By the early 1960s, India had embraced the idealism of Prime Minister Jawaharlal Nehru, whose faith in diplomacy led to the now-infamous “Hindi Chini Bhai Bhai” (Indians and Chinese are brothers) slogan. This faith, however, was shattered in 1962 when China launched a swift and brutal invasion into Indian territory, occupying 40,000 square kilometers in Aksai Chin, a region that remains under Chinese control today.


In Himalayan Blunder (1968), arguably the most famous memoir to come out of this humiliating defeat, Brigadier John Parashuram Dalvi, who became a prisoner-of-war in the early stages of the conflict, revealed how India’s failure to utilize its superior air force - a decision made at the highest levels of government – was one of the main causes of the Chinese victory.


When questioned in Parliament about the loss of territory, Nehru merely quipped, “Not a fig leaf grows there.” The indifference of Oxford-educated Nehru to the ground realities of war left a wound on India’s national psyche, one that would fester for decades.


Fast forward to the present when the world’s economic order is shifting under the weight of American protectionism, and Trump’s trade war with China and other countries has set off a scramble among global manufacturers. Beijing is keenly aware of the potential repercussions.


In this scenario, India is walking a tightrope. While Prime Minister Narendra Modi has projected himself as a strongman capable of standing up to China, his government is also aware of the economic imperative to maintain a functional relationship. The recent thawing of rhetoric between New Delhi and Beijing is not an act of ideological convergence but of necessity. India, coping with its own Trump-imposed tariffs, has been hedging its bets - deepening defence deals with Washington while simultaneously exploring free trade agreements with the European Union. China, in turn, has responded with uncharacteristic warmth, lauding Modi’s diplomatic pragmatism.


At a psychological level, this courtship evokes uncomfortable historical echoes. In the months preceding the 1962 war, Chinese Premier Zhou Enlai made a high-profile visit to India, and the ‘Hindi Chini Bhai Bhai’ slogan had reached fever pitch.


The betrayal that followed in form China’s invasion was a moment of national humiliation that we still have not quite come to grips with. The scars of 1962 run deep, and they resurface every time India faces off against China - whether in the high-altitude standoff at Doklam in 2017 or the deadly skirmishes in the Galwan Valley in 2020.


However, India in 2025 is not the India of 1962. Its military is better equipped, its leadership less naïve and its economic aspirations more pronounced. The global stage, too, is vastly different. Trump’s America has jettisoned its post-Cold War role as a stabilizing force, leaving nations to fend for themselves in an increasingly volatile economic landscape. Washington’s preoccupation with China’s rise has made India a convenient counterweight, but New Delhi knows better than to be a pawn in someone else’s game. Modi’s strategy appears to be one of cautious engagement - leveraging the U.S.-China rivalry to extract concessions from both sides while avoiding direct entanglement.
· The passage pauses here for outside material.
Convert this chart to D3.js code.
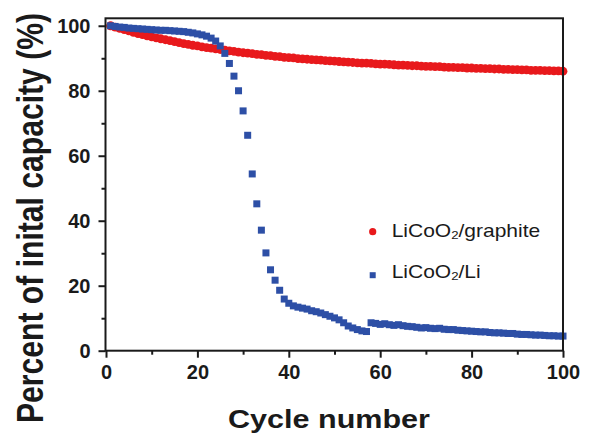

In the long run, the question remains: Can India and China put aside their historical baggage for sheer economic pragmatism? The potential is undeniable for together, they account for nearly 40 percent of the world’s population and wield enormous economic clout.


It is tantalizing to think if the Indo-China relationship transforms from that of uneasy coexistence to genuine partnership, can overtures of friendship be met with the cautious refrain of Modi-Jinping Bhai Bhai?


Until then, the world must contend with an awkward reality: Modi and Xi Jinping may exchange diplomatic pleasantries, but the specter of Mao and Nehru still looms large. And in the shadow of that history, every overture of friendship is met with the cautious refrain—Modi-Jinping Bhai Bhai?